In the annals of U.S. business, 1962 seems destined to go down as a General Motors year. Already the world's biggest manufacturing corporation (more than $8 billion in assets), G.M. last week was growing in every direction. At home in the U.S., G.M.'s bread-and-butter car, the standard-sized Chevrolet, was outselling the rival Ford Galaxie by nearly 2 to 1. In Germany, G.M.'s Opel subsidiary was gearing up for fall introduction of its new Kadett economy sedan which seemed certain to lift still higher G.M.'s 11% share of world auto sales outside the U.S. In space, the giant automaker's AC Spark Plug division won a $16 million contract to build the guidance system for the Apollo moonship. And good as all this was, General Motors' precise, silver-haired Chairman Frederic Garrett Donner, 59, was expecting even better. To a blue-ribbon business audience at New York's Waldorf-Astoria, he calmly predicted that in the next two years "an expanding economy will bring sales to an even higher level."

The Better Half. These confident words could not have come at a better time for the U.S. economy. For weeks past, executives in many areas of U.S. business have been increasingly outspoken in their fears that 1962 may slip by without bringing them the really strong recovery they had expected after last year's recession. By contrast, Detroit looks forward tc a year in which auto sales, including foreign imports, seem likely to hit at least 6,700,000 cars—a figure second only to 1955's record 7,170,000. Since the auto industry and its suppliers account for one out of every 19 jobs in the nation, such a surge in car sales should give a significant lift to the whole economy.

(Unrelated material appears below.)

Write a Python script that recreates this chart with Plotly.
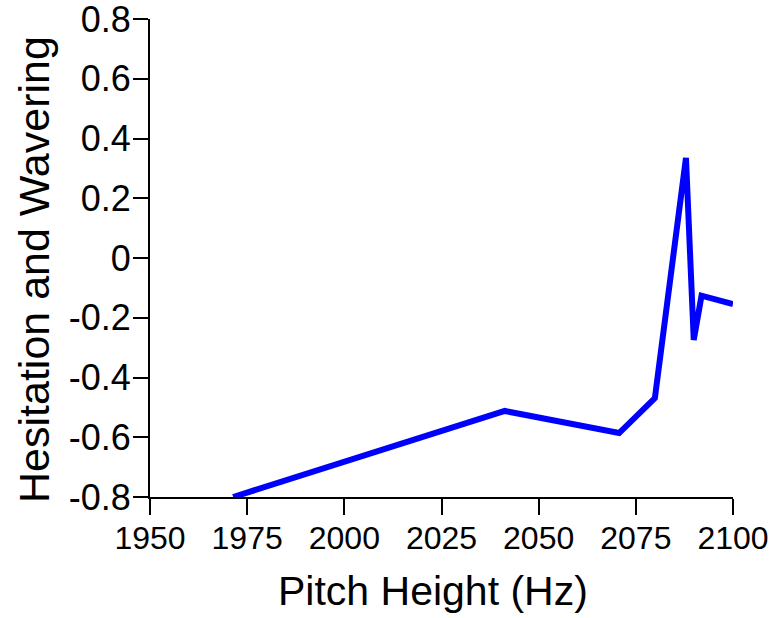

Every U.S. auto company is contributing to—and benefiting from—this surge, but none so much as General Motors. With its standard models reinforced by the pizazz-laden Corvair Monza and the compact Chevy II, G.M.'s Chevrolet division alone has grabbed off more of the U.S. auto market (30%) than the whole Ford Motor Co. (26.2%). Between Chevrolet's runaway success and solid, though less dramatic, increases for Pontiac, Oldsmobile and Buick, General Motors as a whole now accounts for 52.2% of all the cars sold in the U.S. (The only company that ever did better was Ford back in 1921, when the redoubtable model T took better than 60% of the market.) The net result: G.M.'s first-quarter profits this year hit an all time high of $374 million—roughly equivalent to the national income of Ireland.